Hey, Chris, it's BJ. Yes, I think I mentioned it earlier. I think what we're going to assume is that obviously until we get to close, we'll be suspending buybacks. And so that will incrementally build capital on each side going into the close. And then it's our expectation that we will manage the balance sheet in the midpoint of the range that we have discussed previously at First Horizon reaching 9% to 9.5% CET1.
I think it's also important to note that putting this deal together, we will have a very full CECL reserve bucket, where we are fully reserved on both sides and as a combined organization from a reserve perspective. And so that gives even more strength to operating our combined company in that range. So that's what we're expecting right now, and that's what we expect to execute.
Sounds great, P. J. Thank you for both the CECL and the clarification on this. Appreciate
it. Got it. Thanks, Chris.
As we have no further questions, this concludes our question and answer session. I would like to turn the conference back over to Brian Jordan and Daryl Byrd for any closing remarks.
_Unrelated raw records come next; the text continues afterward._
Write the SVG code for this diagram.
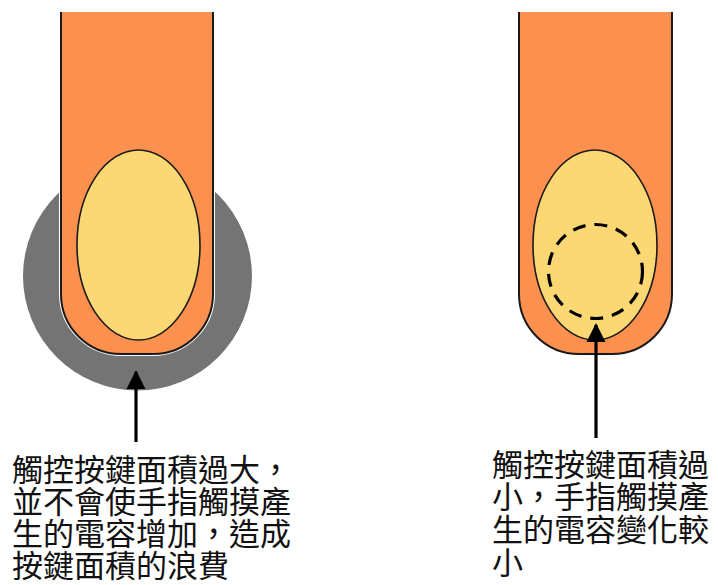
<svg xmlns="http://www.w3.org/2000/svg" width="718" height="585" viewBox="0 0 718 585">
  <style>
    .finger { fill: #FC914F; stroke: #1a1a1a; stroke-width: 2; }
    .nail { fill: #FCD875; stroke: #1a1a1a; stroke-width: 1.6; }
    .pad { fill: #747474; }
    .sense { fill: none; stroke: #000; stroke-width: 3.2; stroke-dasharray: 13 9; }
    .arrow { stroke: #000; stroke-width: 3.2; fill: none; }
    .label { font-family: "Noto Sans CJK TC", "Noto Sans CJK SC", sans-serif; font-size: 31px; fill: #111; }
  </style>
  <defs>
    <marker id="head" viewBox="0 0 10 10" refX="9" refY="5" markerWidth="6" markerHeight="6" markerUnits="strokeWidth" orient="auto">
      <path d="M0,0 L10,5 L0,10 z" fill="#000"/>
    </marker>
  </defs>
  <rect width="718" height="585" fill="#fff"/>

  <!-- oversized touch pad under the left finger -->
  <g id="large-key">
    <circle class="pad" cx="137.5" cy="276" r="114.5"/>
    <path d="M61,12 V294 A60,60 0 0 0 121,354 H153 A60,60 0 0 0 213,294 V12" fill="none" stroke="#fff" stroke-width="4"/>
    <path class="finger" d="M61,12 V294 A60,60 0 0 0 121,354 H153 A60,60 0 0 0 213,294 V12"/>
    <ellipse class="nail" cx="138.5" cy="245" rx="61.5" ry="95"/>
  </g>

  <!-- undersized touch pad under the right finger -->
  <g id="small-key">
    <path class="finger" d="M519,12 V294 A60,60 0 0 0 579,354 H612 A60,60 0 0 0 672,294 V12"/>
    <ellipse class="nail" cx="595" cy="245" rx="62" ry="95"/>
    <circle class="sense" cx="595.5" cy="271.5" r="47"/>
  </g>

  <g id="connectors">
    <line class="arrow" x1="136" y1="442" x2="136" y2="372" marker-end="url(#head)"/>
    <line class="arrow" x1="596" y1="438" x2="596" y2="325" marker-end="url(#head)"/>
  </g>

  <g id="label-large">
    <text class="label">
      <tspan x="12" y="481">觸控按鍵面積過大，</tspan>
      <tspan x="12" y="513">並不會使手指觸摸產</tspan>
      <tspan x="12" y="545">生的電容增加，造成</tspan>
      <tspan x="12" y="577">按鍵面積的浪費</tspan>
    </text>
  </g>

  <g id="label-small">
    <text class="label">
      <tspan x="492" y="476">觸控按鍵面積過</tspan>
      <tspan x="492" y="508">小，手指觸摸產</tspan>
      <tspan x="492" y="541">生的電容變化較</tspan>
      <tspan x="492" y="574">小</tspan>
    </text>
  </g>
</svg>
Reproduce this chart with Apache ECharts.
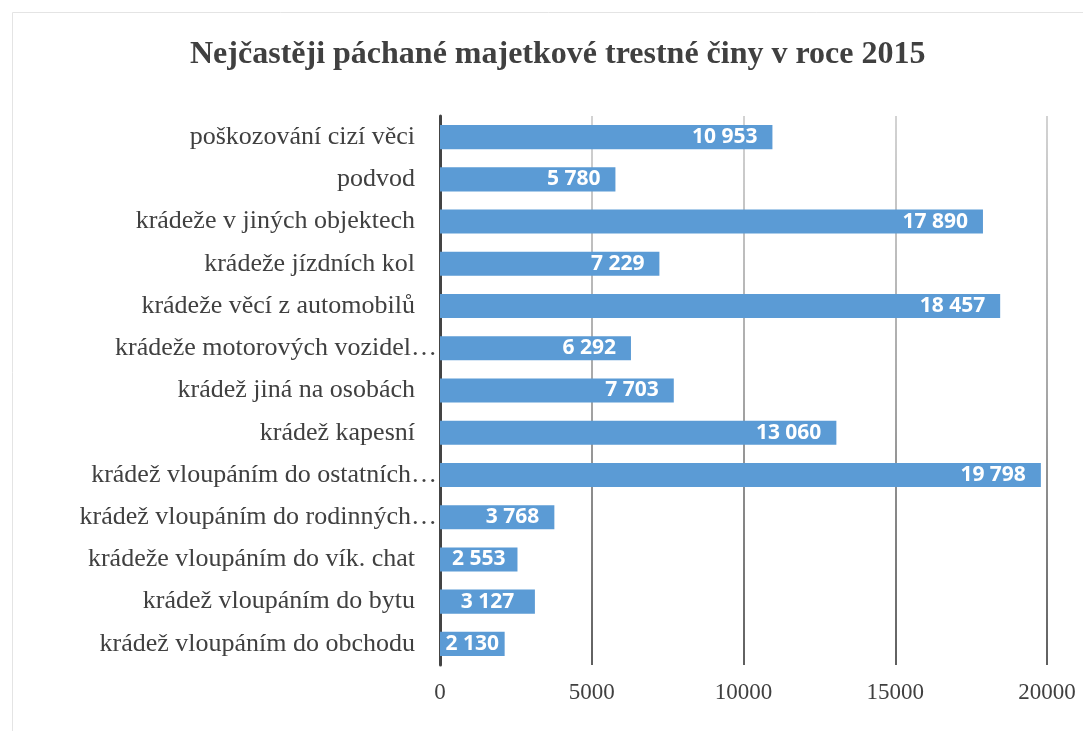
<!DOCTYPE html>
<html>
<head>
<meta charset="utf-8">
<script src="https://cdn.jsdelivr.net/npm/echarts@6/dist/echarts.min.js"></script>
<style>
  html, body { margin: 0; padding: 0; background: #fff; }
  #chart { width: 1083px; height: 731px; }
</style>
</head>
<body>
<div id="chart"></div>
<script>
// Data (top to bottom)
const categories = [
  'poškozování cizí věci',
  'podvod',
  'krádeže v jiných objektech',
  'krádeže jízdních kol',
  'krádeže věcí z automobilů',
  'krádeže motorových vozidel…',
  'krádež jiná na osobách',
  'krádež kapesní',
  'krádež vloupáním do ostatních…',
  'krádež vloupáním do rodinných…',
  'krádeže vloupáním do vík. chat',
  'krádež vloupáním do bytu',
  'krádež vloupáním do obchodu'
];
const counts = [10953, 5780, 17890, 7229, 18457, 6292, 7703, 13060, 19798, 3768, 2553, 3127, 2130];

const colors = {
  bar: '#5b9bd5',
  text: '#404040',
  axis: '#444444',
  frame: '#e4e4e4'
};

const serif = '"Liberation Serif", "DejaVu Serif", serif';
const xMax = 20000;

// 10953 -> "10 953"
function fmtThousands(v) {
  return String(v).replace(/\B(?=(\d{3})+(?!\d))/g, ' ');
}

// Excel keeps the label at the inner end, but centres it when the bar is too short
function barItem(v) {
  const short = v / xMax < 0.165;
  return { value: v, label: short ? { position: 'inside' } : {} };
}

const chart = echarts.init(document.getElementById('chart'));

chart.setOption({
  backgroundColor: '#fff',
  animation: false,
  title: {
    text: 'Nejčastěji páchané majetkové trestné činy v roce 2015',
    left: 185,
    top: 34,
    textStyle: { fontFamily: serif, fontSize: 32, fontWeight: 'bold', color: colors.text }
  },
  graphic: [{
    type: 'rect',
    shape: { x: 12.5, y: 12.5, width: 1100, height: 760 },
    style: { fill: 'none', stroke: colors.frame, lineWidth: 1 },
    silent: true
  }],
  grid: { left: 440, right: 36, top: 116, bottom: 66 },
  xAxis: {
    type: 'value',
    min: 0,
    max: xMax,
    interval: 5000,
    axisLine: { show: false },
    axisTick: { show: false },
    axisLabel: {
      color: colors.text, fontFamily: serif, fontSize: 23, margin: 16,
      formatter: v => String(v)
    },
    splitLine: {
      lineStyle: {
        width: 1.5,
        color: {
          type: 'linear', x: 0, y: 116, x2: 0, y2: 665, global: true,
          colorStops: [
            { offset: 0, color: '#c4c4c4' },
            { offset: 0.5, color: '#8a8a8a' },
            { offset: 1, color: '#2a2a2a' }
          ]
        }
      }
    }
  },
  yAxis: {
    type: 'category',
    data: categories,
    inverse: true,
    axisLine: { show: true, lineStyle: { color: colors.axis, width: 3 } },
    axisTick: { show: false },
    axisLabel: {
      color: colors.text, fontFamily: serif, fontSize: 26, margin: 3,
      // shortened labels run up to the axis, the others keep a gap
      formatter: v => v.endsWith('…') ? '{t|' + v + '}' : '{n|' + v + '}',
      rich: {
        t: { fontFamily: serif, fontSize: 26, color: colors.text },
        n: { fontFamily: serif, fontSize: 26, color: colors.text, padding: [0, 22, 0, 0] }
      }
    }
  },
  series: [{
    type: 'bar',
    data: counts.map(barItem),
    barCategoryGap: '43%',
    itemStyle: { color: colors.bar },
    label: {
      show: true,
      position: 'insideRight',
      distance: 15,
      color: '#fff',
      fontFamily: '"Open Sans", sans-serif',
      fontWeight: 'bold',
      fontSize: 21,
      formatter: p => fmtThousands(p.value)
    }
  }]
});
</script>
</body>
</html>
Before I turn it over to Daryl, I'd just thank you everybody for participating in the call this morning. We're excited about what we're doing here with the combination of these 2 great franchises. Thank you to the people in both organizations who take care of our customers day in and day out and for the great work they have done to build these communities as we put these 2 organizations together. I think this is a great partnership and I look forward to working with Daryl as we put these 2 organizations together. Again, Brian, we're very, very excited about this organization that we're going to have to build in the future.
Again, we want to thank our associates for their dedication and hard work over the years. And I want to thank all of you all for your confidence in our organization. I hope everybody has a great week.
The conference is now concluded. Thank you for attending today's presentation. You may now disconnect.